Gang Member Convicted In '09 Slaying Of DePaul Honor Student

A jury convicted a Logan Square man Friday in the slaying of a DePaul honor student who was shot to death during a Halloween party in 2009.

Jurors found Narcisco Gatica, 21, guilty of murder and aggravated battery with a firearm after deliberating for about two hours following a weeklong trial examining the murder of DePaul University student Francisco “Frankie” Valencia, the Chicago Sun-Times reports. Valencia's friend and classmate Daisy Camacho was wounded in the Nov. 1, 2009 conflict that allegedly arose after Gatica and several other members of the Manic Latin Disciples gang were kicked out of a Halloween party in Humboldt Park.

Gatica is the second person convicted in the slaying of the honor student. Berly Valladres was convicted of providing the gun that was used to kill Valencia in June, and is serving a 70 year sentence for his role in the attack, NBC Chicago reports.

In a videotaped interview two days after the murder, Gatica confesses that he was the one seen on surveillance video firing a TEC-9 pistol four or five times into the party and says he thought he was shooting at rival gang members, the Chicago Tribune reports. But throughout that interview and in subsequent conversations, Gatica's story changes. Assistant Public Defender Marijane Placek argued in court that that was because fellow fellow Disciples were trying to pin the murder on her client, who was trying to leave the gang.

"When gang members become less useful, they get sacrificed," she said, according to NBC.

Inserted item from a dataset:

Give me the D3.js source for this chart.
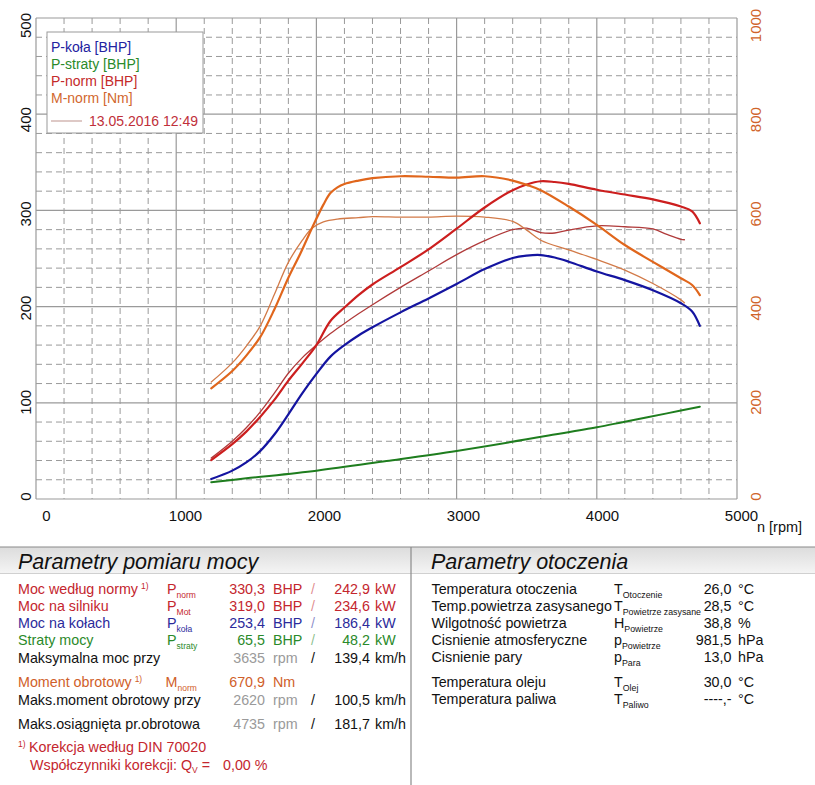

The evidence against Gatica was damning. One of the first witnesses to testify, who lived just north of the party taking place on the 1700 block of North Rockwell that night, told the court he came face-to-face with Gatica shortly after Gatica ditched the murder weapon between two buildings and identified him in the courtroom, NBC reports.

"He was fumbling around underneath his hoodie," he said in court Monday. "And I heard metal hit metal."

Prosecutors told the Sun-Times that Gatica faces a minimum of 45 years in prison for the murder charge, plus at least six for the additional aggravated battery charge. He returns to court for sentencing Oct. 21.

“I’m so angry. I’m so angry that they took our son’s life because they wanted to go to a party,” Valencia’s mother, Joy McCormack said, according to the Sun-Times.